What is asked: Everything from the first line of the data through the line with "idx = list(range(0, 2526, 25)) + [2545]" is to be echoed exactly, minus the pictures.

Recorded data:
-- BEGIN --

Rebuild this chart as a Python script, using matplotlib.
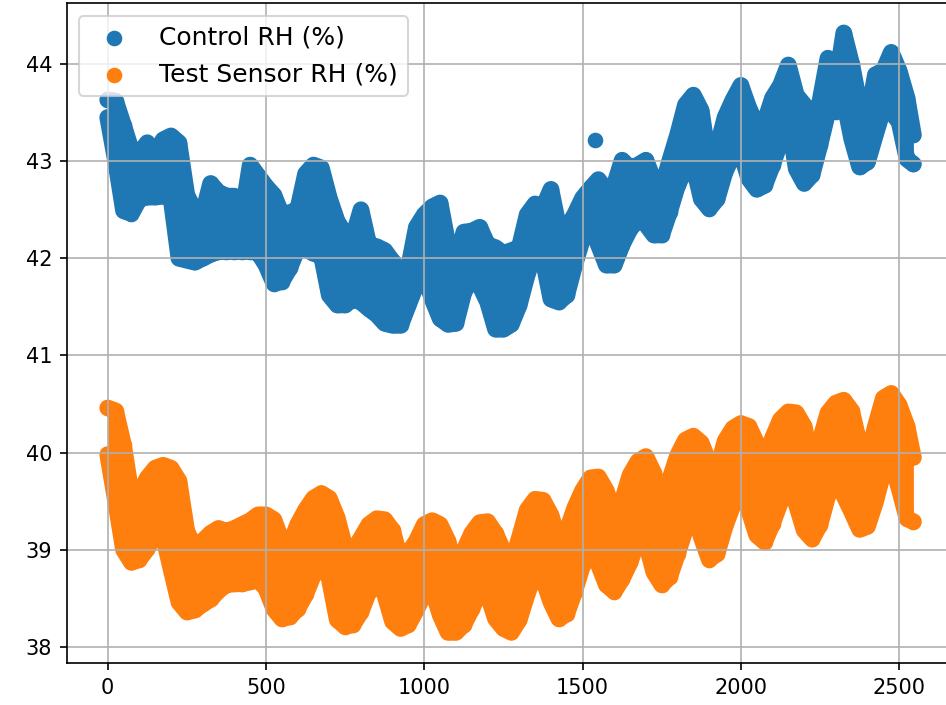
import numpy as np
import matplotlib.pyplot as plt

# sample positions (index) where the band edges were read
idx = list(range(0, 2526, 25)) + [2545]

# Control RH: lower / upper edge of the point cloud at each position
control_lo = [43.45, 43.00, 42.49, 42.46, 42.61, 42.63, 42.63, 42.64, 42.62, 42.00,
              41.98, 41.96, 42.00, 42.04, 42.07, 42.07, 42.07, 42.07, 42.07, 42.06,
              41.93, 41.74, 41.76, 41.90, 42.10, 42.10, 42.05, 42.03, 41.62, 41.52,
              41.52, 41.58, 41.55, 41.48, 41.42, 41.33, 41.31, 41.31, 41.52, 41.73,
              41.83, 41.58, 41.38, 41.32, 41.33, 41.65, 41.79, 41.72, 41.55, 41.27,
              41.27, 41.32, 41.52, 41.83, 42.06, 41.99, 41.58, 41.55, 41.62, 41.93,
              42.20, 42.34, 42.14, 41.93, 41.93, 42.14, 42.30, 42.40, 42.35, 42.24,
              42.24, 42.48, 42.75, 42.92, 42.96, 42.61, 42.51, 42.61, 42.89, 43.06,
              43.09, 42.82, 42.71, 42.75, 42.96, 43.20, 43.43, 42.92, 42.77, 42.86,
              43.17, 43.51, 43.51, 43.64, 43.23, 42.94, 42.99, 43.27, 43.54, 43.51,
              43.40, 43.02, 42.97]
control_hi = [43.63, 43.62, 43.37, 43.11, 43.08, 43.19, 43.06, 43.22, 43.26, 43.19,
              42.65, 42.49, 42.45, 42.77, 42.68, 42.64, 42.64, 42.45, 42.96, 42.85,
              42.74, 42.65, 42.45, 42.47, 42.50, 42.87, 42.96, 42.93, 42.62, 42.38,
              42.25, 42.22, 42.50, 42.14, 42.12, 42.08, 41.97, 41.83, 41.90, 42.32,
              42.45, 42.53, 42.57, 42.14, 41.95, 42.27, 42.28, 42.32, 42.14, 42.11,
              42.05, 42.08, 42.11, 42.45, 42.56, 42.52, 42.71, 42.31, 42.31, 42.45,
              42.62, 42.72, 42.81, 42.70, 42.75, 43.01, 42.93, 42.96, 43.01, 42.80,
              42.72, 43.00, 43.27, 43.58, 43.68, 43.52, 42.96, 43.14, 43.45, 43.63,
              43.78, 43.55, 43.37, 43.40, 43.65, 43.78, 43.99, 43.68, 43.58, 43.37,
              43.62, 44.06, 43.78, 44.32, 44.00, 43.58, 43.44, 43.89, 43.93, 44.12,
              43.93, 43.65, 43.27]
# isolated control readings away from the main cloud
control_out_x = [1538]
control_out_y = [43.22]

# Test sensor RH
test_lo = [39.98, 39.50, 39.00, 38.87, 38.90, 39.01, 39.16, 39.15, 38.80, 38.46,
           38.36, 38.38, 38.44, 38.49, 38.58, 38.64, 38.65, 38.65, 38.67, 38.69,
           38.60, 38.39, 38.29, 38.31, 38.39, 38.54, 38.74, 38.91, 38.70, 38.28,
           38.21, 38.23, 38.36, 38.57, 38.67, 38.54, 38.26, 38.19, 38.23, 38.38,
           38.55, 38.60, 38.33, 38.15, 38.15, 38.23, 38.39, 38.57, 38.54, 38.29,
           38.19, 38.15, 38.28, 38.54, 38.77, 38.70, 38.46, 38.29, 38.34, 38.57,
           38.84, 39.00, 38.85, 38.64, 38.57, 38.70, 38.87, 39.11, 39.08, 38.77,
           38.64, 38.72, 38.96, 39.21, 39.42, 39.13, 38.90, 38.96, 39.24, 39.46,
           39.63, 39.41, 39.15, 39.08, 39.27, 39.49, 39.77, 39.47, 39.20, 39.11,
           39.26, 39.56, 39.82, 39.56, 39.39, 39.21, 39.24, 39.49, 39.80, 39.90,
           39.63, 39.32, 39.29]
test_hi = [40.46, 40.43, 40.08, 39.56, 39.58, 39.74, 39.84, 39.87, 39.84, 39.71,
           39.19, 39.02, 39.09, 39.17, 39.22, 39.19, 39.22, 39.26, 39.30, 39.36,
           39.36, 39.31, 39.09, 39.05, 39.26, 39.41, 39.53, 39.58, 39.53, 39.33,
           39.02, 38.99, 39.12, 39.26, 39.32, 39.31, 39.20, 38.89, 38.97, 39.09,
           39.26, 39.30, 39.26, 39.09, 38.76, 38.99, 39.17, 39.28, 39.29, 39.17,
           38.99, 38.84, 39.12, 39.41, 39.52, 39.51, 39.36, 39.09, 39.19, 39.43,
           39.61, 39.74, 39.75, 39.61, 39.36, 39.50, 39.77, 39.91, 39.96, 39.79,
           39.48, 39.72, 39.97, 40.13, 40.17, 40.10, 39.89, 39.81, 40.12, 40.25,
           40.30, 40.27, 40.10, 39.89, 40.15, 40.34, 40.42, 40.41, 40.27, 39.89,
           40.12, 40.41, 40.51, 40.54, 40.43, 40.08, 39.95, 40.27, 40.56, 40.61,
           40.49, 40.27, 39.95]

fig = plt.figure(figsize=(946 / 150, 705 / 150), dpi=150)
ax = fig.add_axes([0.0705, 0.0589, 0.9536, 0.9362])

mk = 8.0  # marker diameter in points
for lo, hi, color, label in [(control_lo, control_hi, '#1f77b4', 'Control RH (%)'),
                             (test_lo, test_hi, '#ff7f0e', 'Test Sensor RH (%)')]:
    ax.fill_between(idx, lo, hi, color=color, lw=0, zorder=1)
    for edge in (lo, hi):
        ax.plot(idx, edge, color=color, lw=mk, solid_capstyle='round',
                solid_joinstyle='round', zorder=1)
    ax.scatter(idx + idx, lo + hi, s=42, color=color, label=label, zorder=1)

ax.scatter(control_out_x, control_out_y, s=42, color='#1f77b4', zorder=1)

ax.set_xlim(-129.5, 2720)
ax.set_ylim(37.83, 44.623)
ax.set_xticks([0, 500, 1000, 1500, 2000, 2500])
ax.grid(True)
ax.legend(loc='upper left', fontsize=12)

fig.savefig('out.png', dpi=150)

-- END --

Task response:
Rebuild this chart as a Python script, using matplotlib.
import numpy as np
import matplotlib.pyplot as plt

# sample positions (index) where the band edges were read
idx = list(range(0, 2526, 25)) + [2545]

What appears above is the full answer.